▶ _DIRECTIONS FOR THIS TASK_
Set down the records once more, please, exactly and with the pictures left out.

▶ _DATA SHOWN_
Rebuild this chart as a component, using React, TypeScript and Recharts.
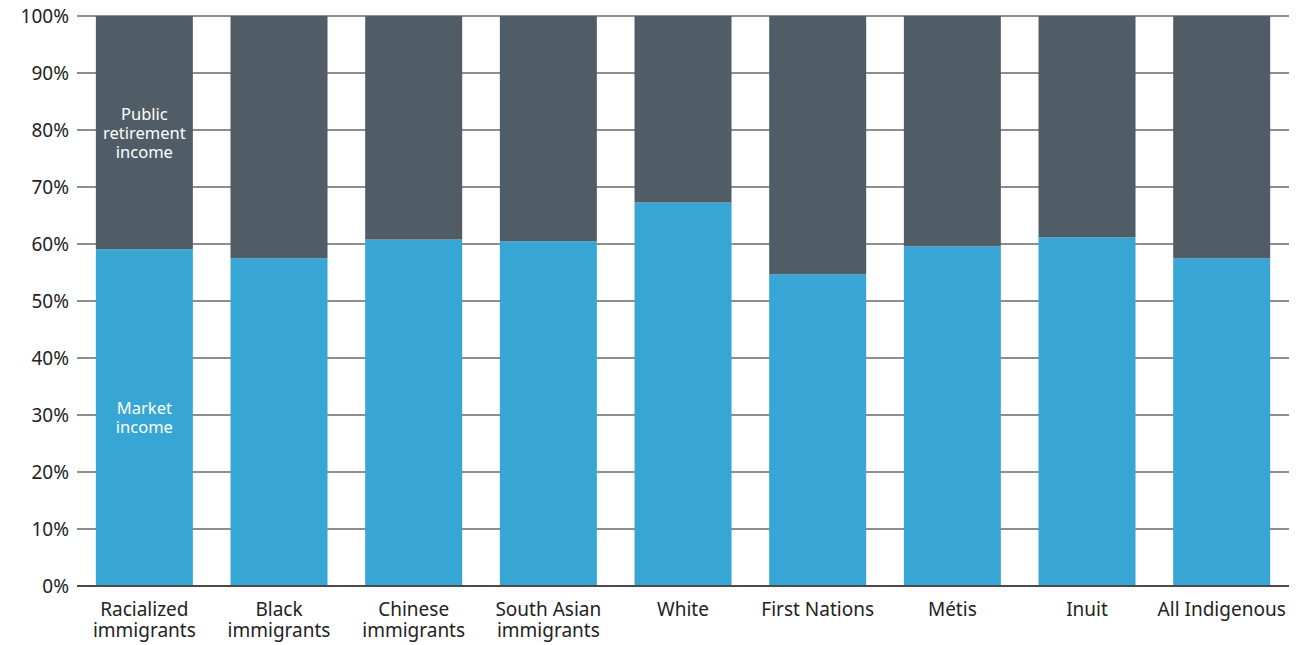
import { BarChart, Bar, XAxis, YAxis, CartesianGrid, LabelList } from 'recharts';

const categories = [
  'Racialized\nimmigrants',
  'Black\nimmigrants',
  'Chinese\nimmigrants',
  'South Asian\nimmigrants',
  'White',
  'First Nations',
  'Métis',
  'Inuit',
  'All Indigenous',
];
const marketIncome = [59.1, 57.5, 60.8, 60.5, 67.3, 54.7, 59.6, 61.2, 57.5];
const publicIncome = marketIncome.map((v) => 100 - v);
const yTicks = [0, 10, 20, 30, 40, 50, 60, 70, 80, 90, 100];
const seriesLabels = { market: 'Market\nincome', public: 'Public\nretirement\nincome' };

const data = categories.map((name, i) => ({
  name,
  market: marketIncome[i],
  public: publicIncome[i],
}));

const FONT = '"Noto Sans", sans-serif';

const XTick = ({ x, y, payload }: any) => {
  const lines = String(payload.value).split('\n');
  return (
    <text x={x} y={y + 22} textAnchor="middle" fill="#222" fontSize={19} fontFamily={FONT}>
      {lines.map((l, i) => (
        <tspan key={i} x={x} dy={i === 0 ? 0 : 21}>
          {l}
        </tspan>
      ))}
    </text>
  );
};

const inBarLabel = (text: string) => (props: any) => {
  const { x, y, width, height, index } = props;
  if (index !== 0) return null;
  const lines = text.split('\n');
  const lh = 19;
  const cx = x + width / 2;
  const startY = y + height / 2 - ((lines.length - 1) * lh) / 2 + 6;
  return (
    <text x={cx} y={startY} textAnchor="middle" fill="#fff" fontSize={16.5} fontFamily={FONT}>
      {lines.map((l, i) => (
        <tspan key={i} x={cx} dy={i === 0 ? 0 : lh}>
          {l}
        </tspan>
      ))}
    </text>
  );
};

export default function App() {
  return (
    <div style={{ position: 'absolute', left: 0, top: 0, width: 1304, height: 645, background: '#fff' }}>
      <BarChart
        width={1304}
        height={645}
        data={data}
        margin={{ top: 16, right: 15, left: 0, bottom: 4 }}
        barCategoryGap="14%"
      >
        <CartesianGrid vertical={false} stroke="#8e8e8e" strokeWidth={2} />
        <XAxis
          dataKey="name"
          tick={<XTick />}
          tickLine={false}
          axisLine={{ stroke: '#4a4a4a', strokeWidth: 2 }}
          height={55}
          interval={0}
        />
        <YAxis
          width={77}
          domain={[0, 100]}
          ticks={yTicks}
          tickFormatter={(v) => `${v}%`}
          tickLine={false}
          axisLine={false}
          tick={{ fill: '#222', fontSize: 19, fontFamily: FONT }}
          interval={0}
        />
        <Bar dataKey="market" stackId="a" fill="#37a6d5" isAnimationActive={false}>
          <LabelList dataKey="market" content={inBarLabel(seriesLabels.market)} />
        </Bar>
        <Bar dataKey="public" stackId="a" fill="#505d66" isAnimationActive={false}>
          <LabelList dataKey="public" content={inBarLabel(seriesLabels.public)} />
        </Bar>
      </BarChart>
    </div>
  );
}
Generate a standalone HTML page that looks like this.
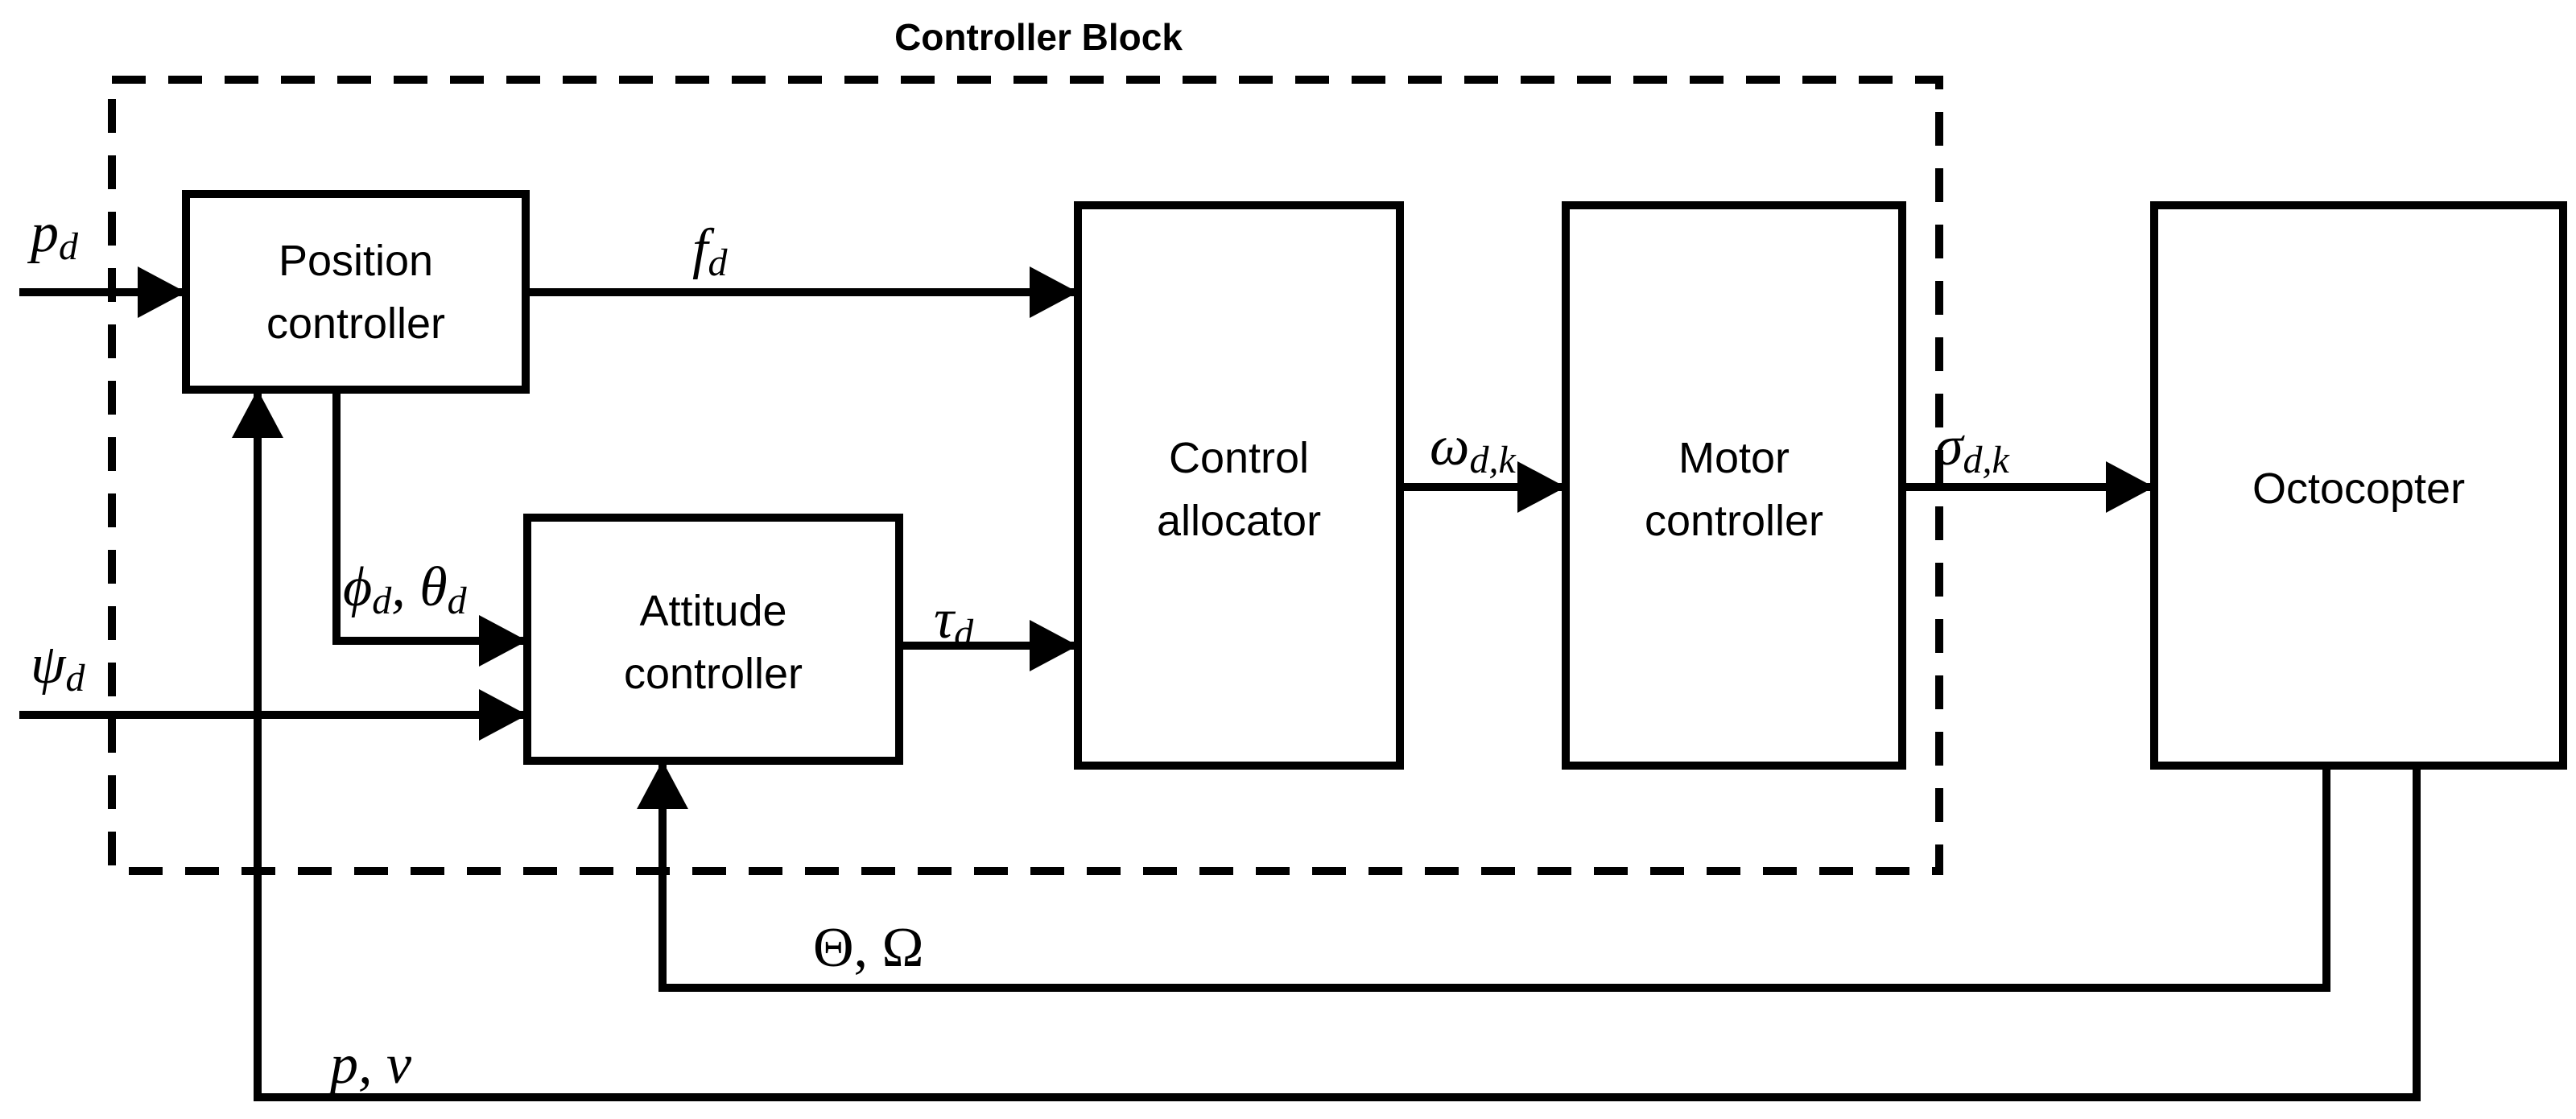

▶ _OUTPUT_
Rebuild this chart as a component, using React, TypeScript and Recharts.
import { BarChart, Bar, XAxis, YAxis, CartesianGrid, LabelList } from 'recharts';

const categories = [
  'Racialized\nimmigrants',
  'Black\nimmigrants',
  'Chinese\nimmigrants',
  'South Asian\nimmigrants',
  'White',
  'First Nations',
  'Métis',
  'Inuit',
  'All Indigenous',
];
const marketIncome = [59.1, 57.5, 60.8, 60.5, 67.3, 54.7, 59.6, 61.2, 57.5];
const publicIncome = marketIncome.map((v) => 100 - v);
const yTicks = [0, 10, 20, 30, 40, 50, 60, 70, 80, 90, 100];
const seriesLabels = { market: 'Market\nincome', public: 'Public\nretirement\nincome' };

const data = categories.map((name, i) => ({
  name,
  market: marketIncome[i],
  public: publicIncome[i],
}));

const FONT = '"Noto Sans", sans-serif';

const XTick = ({ x, y, payload }: any) => {
  const lines = String(payload.value).split('\n');
  return (
    <text x={x} y={y + 22} textAnchor="middle" fill="#222" fontSize={19} fontFamily={FONT}>
      {lines.map((l, i) => (
        <tspan key={i} x={x} dy={i === 0 ? 0 : 21}>
          {l}
        </tspan>
      ))}
    </text>
  );
};

const inBarLabel = (text: string) => (props: any) => {
  const { x, y, width, height, index } = props;
  if (index !== 0) return null;
  const lines = text.split('\n');
  const lh = 19;
  const cx = x + width / 2;
  const startY = y + height / 2 - ((lines.length - 1) * lh) / 2 + 6;
  return (
    <text x={cx} y={startY} textAnchor="middle" fill="#fff" fontSize={16.5} fontFamily={FONT}>
      {lines.map((l, i) => (
        <tspan key={i} x={cx} dy={i === 0 ? 0 : lh}>
          {l}
        </tspan>
      ))}
    </text>
  );
};

export default function App() {
  return (
    <div style={{ position: 'absolute', left: 0, top: 0, width: 1304, height: 645, background: '#fff' }}>
      <BarChart
        width={1304}
        height={645}
        data={data}
        margin={{ top: 16, right: 15, left: 0, bottom: 4 }}
        barCategoryGap="14%"
      >
        <CartesianGrid vertical={false} stroke="#8e8e8e" strokeWidth={2} />
        <XAxis
          dataKey="name"
          tick={<XTick />}
          tickLine={false}
          axisLine={{ stroke: '#4a4a4a', strokeWidth: 2 }}
          height={55}
          interval={0}
        />
        <YAxis
          width={77}
          domain={[0, 100]}
          ticks={yTicks}
          tickFormatter={(v) => `${v}%`}
          tickLine={false}
          axisLine={false}
          tick={{ fill: '#222', fontSize: 19, fontFamily: FONT }}
          interval={0}
        />
        <Bar dataKey="market" stackId="a" fill="#37a6d5" isAnimationActive={false}>
          <LabelList dataKey="market" content={inBarLabel(seriesLabels.market)} />
        </Bar>
        <Bar dataKey="public" stackId="a" fill="#505d66" isAnimationActive={false}>
          <LabelList dataKey="public" content={inBarLabel(seriesLabels.public)} />
        </Bar>
      </BarChart>
    </div>
  );
}
Generate a standalone HTML page that looks like this.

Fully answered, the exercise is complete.